Après avoir passé la nuit la plus pénible, à cause du grand froid, nous nous mîmes en route. Le colonel prêta son cheval à la mère Dubois, qui tenait son nouveau-né dans les bras, enveloppé dans une peau de mouton ; tant qu’à elle, on la couvrit avec les capotes de deux hommes de la compagnie, morts dans la nuit.

Ce jour-la, qui était le 6 novembre, il faisait un brouillard à ne pas y voir, et un froid de plus de vingt-deux degrés ; nos lèvres se collaient, l’intérieur du nez, ou plutôt le cerveau se glaçait ; il semblait que l’on marchait au milieu d’une atmosphère de glace. La neige, pendant tout le jour, et par un vent extraordinaire, tomba par flocons, gros comme personne ne les avait jamais vus ; non seulement l’on ne voyait plus le ciel, mais ceux qui marchaient devant nous.
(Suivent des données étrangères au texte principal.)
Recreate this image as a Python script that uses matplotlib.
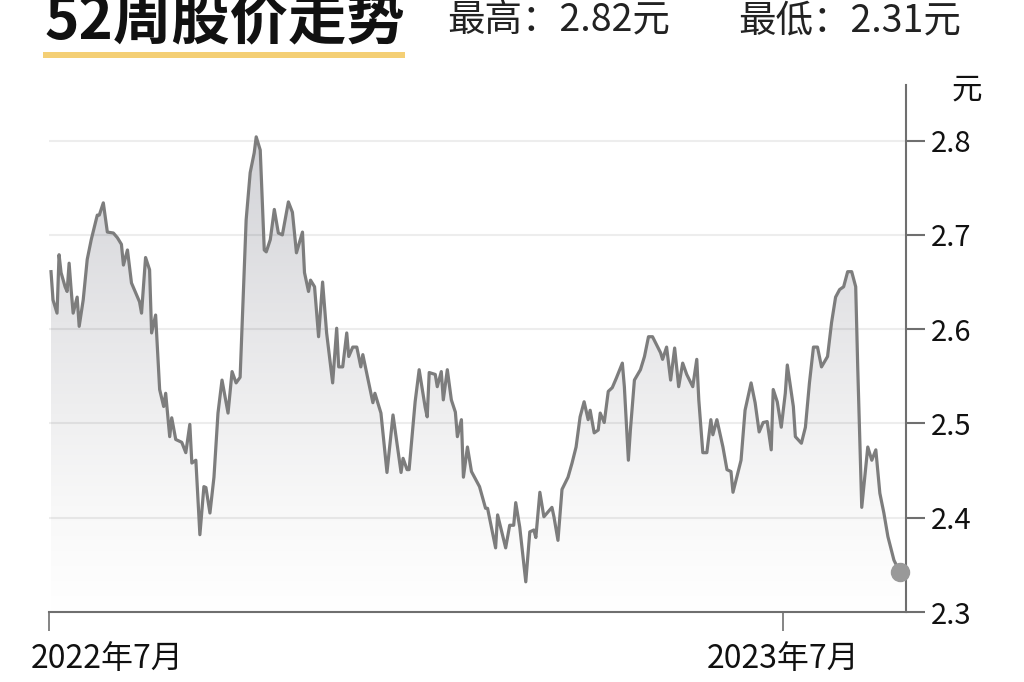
import numpy as np
import pandas as pd
import matplotlib
matplotlib.use('Agg')
import matplotlib.pyplot as plt
import matplotlib.dates as mdates
from matplotlib.transforms import ScaledTranslation
from matplotlib.patches import Rectangle
from matplotlib.colors import LinearSegmentedColormap

plt.rcParams['font.family'] = ['Noto Sans CJK SC', 'DejaVu Sans']

# ---------------- data ----------------
start_date = '2022-07-01'
day_offsets = [1, 2, 4, 5, 6, 8, 9, 10, 11, 12, 14, 15, 17, 19, 21, 24, 25, 27, 29, 32,
               34, 36, 37, 39, 41, 45, 46, 48, 50, 51, 53, 55, 57, 58, 60, 61, 63, 66, 68, 70,
               71, 73, 75, 77, 78, 80, 82, 84, 86, 89, 91, 93, 95, 98, 100, 102, 103, 105, 107, 108,
               110, 112, 114, 116, 119, 121, 123, 126, 127, 129, 130, 132, 134, 136, 138, 141, 143, 144, 146, 148,
               149, 151, 153, 155, 156, 161, 162, 165, 168, 171, 175, 176, 178, 179, 182, 184, 187, 188, 189, 192,
               193, 195, 196, 198, 200, 202, 203, 205, 206, 208, 210, 213, 214, 217, 218, 222, 223, 227, 229, 231,
               232, 234, 237, 239, 241, 242, 244, 246, 248, 250, 251, 253, 255, 258, 260, 262, 264, 266, 268, 269,
               271, 273, 274, 276, 278, 280, 282, 285, 286, 288, 289, 291, 294, 296, 298, 300, 304, 305, 307, 309,
               311, 313, 315, 317, 320, 322, 323, 325, 327, 329, 330, 332, 335, 337, 339, 340, 344, 346, 349, 351,
               353, 355, 357, 359, 360, 362, 364, 366, 367, 370, 371, 374, 376, 378, 380, 382, 384, 387, 389, 391,
               393, 395, 397, 399, 401, 402, 404, 407, 409, 411, 413, 415, 417, 420, 423]
prices = [2.661, 2.631, 2.617, 2.679, 2.660, 2.645, 2.640, 2.670, 2.642, 2.617, 2.634, 2.603, 2.631, 2.674, 2.695, 2.721, 2.721, 2.734, 2.703, 2.702,
          2.697, 2.690, 2.668, 2.684, 2.649, 2.629, 2.617, 2.676, 2.663, 2.596, 2.615, 2.536, 2.518, 2.532, 2.486, 2.506, 2.483, 2.480, 2.469, 2.499,
          2.458, 2.461, 2.382, 2.433, 2.432, 2.405, 2.443, 2.511, 2.546, 2.511, 2.555, 2.543, 2.549, 2.716, 2.766, 2.787, 2.804, 2.790, 2.684, 2.682,
          2.695, 2.727, 2.702, 2.700, 2.735, 2.724, 2.681, 2.703, 2.660, 2.640, 2.652, 2.645, 2.592, 2.650, 2.596, 2.543, 2.601, 2.560, 2.560, 2.596,
          2.571, 2.581, 2.581, 2.560, 2.573, 2.522, 2.532, 2.511, 2.448, 2.509, 2.448, 2.463, 2.451, 2.451, 2.523, 2.557, 2.517, 2.507, 2.554, 2.552,
          2.539, 2.555, 2.525, 2.557, 2.525, 2.512, 2.486, 2.504, 2.443, 2.475, 2.449, 2.437, 2.433, 2.410, 2.410, 2.368, 2.403, 2.368, 2.392, 2.392,
          2.416, 2.390, 2.332, 2.385, 2.387, 2.379, 2.427, 2.401, 2.406, 2.411, 2.401, 2.376, 2.430, 2.443, 2.458, 2.475, 2.507, 2.523, 2.504, 2.514,
          2.490, 2.493, 2.511, 2.501, 2.534, 2.538, 2.548, 2.564, 2.539, 2.461, 2.493, 2.546, 2.557, 2.571, 2.592, 2.592, 2.575, 2.568, 2.581, 2.546,
          2.580, 2.539, 2.564, 2.552, 2.539, 2.568, 2.525, 2.469, 2.469, 2.504, 2.488, 2.504, 2.475, 2.451, 2.449, 2.427, 2.461, 2.514, 2.543, 2.522,
          2.491, 2.501, 2.502, 2.472, 2.536, 2.523, 2.496, 2.532, 2.562, 2.518, 2.486, 2.479, 2.496, 2.543, 2.581, 2.581, 2.560, 2.571, 2.607, 2.634,
          2.642, 2.645, 2.661, 2.661, 2.645, 2.560, 2.411, 2.475, 2.461, 2.472, 2.426, 2.405, 2.380, 2.355, 2.342]

tick_dates = ['2022-07-01', '2023-07-01']
tick_labels = ['2022年7月', '2023年7月']
y_ticks = [2.3, 2.4, 2.5, 2.6, 2.7, 2.8]
title = '52周股价走势'
high_text = '最高：2.82元'
low_text = '最低：2.31元'
unit = '元'

# ---------------- figure ----------------
W, H = 1024, 682
fig = plt.figure(figsize=(W / 100, H / 100), dpi=100)
fig.patch.set_facecolor('white')

ax_l, ax_r, ax_t, ax_b = 49, 906, 85, 612
ax = fig.add_axes([ax_l / W, 1 - ax_b / H, (ax_r - ax_l) / W, (ax_b - ax_t) / H])

start = pd.Timestamp(start_date)
dates = start + pd.to_timedelta(day_offsets, unit='D')
x = mdates.date2num(dates)
x0 = mdates.date2num(start)
x1 = x0 + 426
ylo, yhi = 2.3, 2.859

ax.set_xlim(x0, x1)
ax.set_ylim(ylo, yhi)

# gradient fill under the line
cmap = LinearSegmentedColormap.from_list(
    'g', [(0.0, '#ffffff'), (0.2, '#f8f8f8'), (0.55, '#e6e6e8'), (1.0, '#cdced3')])
grad = np.linspace(0, 1, 256).reshape(-1, 1)
im = ax.imshow(grad, extent=[x0, x1, ylo, yhi], origin='lower', aspect='auto',
               cmap=cmap, vmin=0, vmax=1, zorder=1, interpolation='bicubic')
poly = ax.fill_between(x, prices, ylo, facecolor='none', edgecolor='none')
im.set_clip_path(poly.get_paths()[0], transform=ax.transData)

# grid
for yv in y_ticks[1:]:
    ax.axhline(yv, color=(0, 0, 0, 0.07), lw=1.5, zorder=1.5)

# line + end dot
ax.plot(x, prices, color='#7d7d7d', lw=2.3, zorder=3, solid_joinstyle='round')
ax.plot(x[-1], prices[-1], 'o', ms=13, color='#999999', zorder=4, clip_on=False)

# spines
for s in ['top', 'left']:
    ax.spines[s].set_visible(False)
for s in ['right', 'bottom']:
    ax.spines[s].set_color('#6f6f6f')
    ax.spines[s].set_linewidth(1.5)

ax.yaxis.tick_right()
ax.set_yticks(y_ticks, labels=[f'{v:.1f}' for v in y_ticks])
ax.tick_params(axis='y', direction='out', length=14, width=1.5, color='#6f6f6f',
               pad=4, labelsize=21, labelcolor='#111111')

ax.set_xticks(mdates.date2num(pd.to_datetime(tick_dates)), labels=tick_labels)
ax.tick_params(axis='x', direction='out', length=14, width=1.2, color='#6f6f6f',
               pad=8, labelsize=23, labelcolor='#111111')
# first label sits to the right of its tick
off = ScaledTranslation(58 / 100, 0, fig.dpi_scale_trans)
lab0 = ax.get_xticklabels()[0]
lab0.set_transform(lab0.get_transform() + off)

# unit label
fig.text(967 / W, 1 - 90 / H, unit, ha='center', va='center', fontsize=22, color='#111111')

# header
fig.text(45 / W, 1 - 39 / H, title, ha='left', va='baseline', fontsize=42,
         fontweight='heavy', color='#111111')
fig.text(447 / W, 1 - 31 / H, high_text, ha='left', va='baseline', fontsize=27, color='#222222')
fig.text(738 / W, 1 - 31 / H, low_text, ha='left', va='baseline', fontsize=27, color='#222222')
fig.add_artist(Rectangle((43 / W, 1 - 58 / H), (405 - 43) / W, 6 / H,
                         transform=fig.transFigure, color='#f4cf75', lw=0))

fig.savefig('out.png', dpi=100)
Lorsque nous fûmes près d’un mauvais village[1], nous vîmes une estafette arriver à franc étrier, demandant après l’Empereur. Nous sûmes, un instant après, que c’était un général apportant la nouvelle de la conspiration de Malet, qui venait d’avoir lieu à Paris.

Comme l’endroit où nous étions arrêtés était près d’un bois, et que, pour se remettre en route, il fallait beaucoup attendre à cause que le chemin était étroit, l’on se trouvait beaucoup de monde en masse, et comme nous étions plusieurs amis réunis sur le bord de la route, frappant des pieds pour ne pas être saisis du froid, causant de nos malheurs et de la faim qui nous dévorait, je sentis, tout à coup, l’odeur du pain chaud. Aussitôt je me retourne, et derrière et près de moi, je vois un individu enveloppé d’une grande pelisse garnie de fourrures, sous laquelle sortait

  1. Ce village se nomme Mickalowka. (Note de l’auteur.)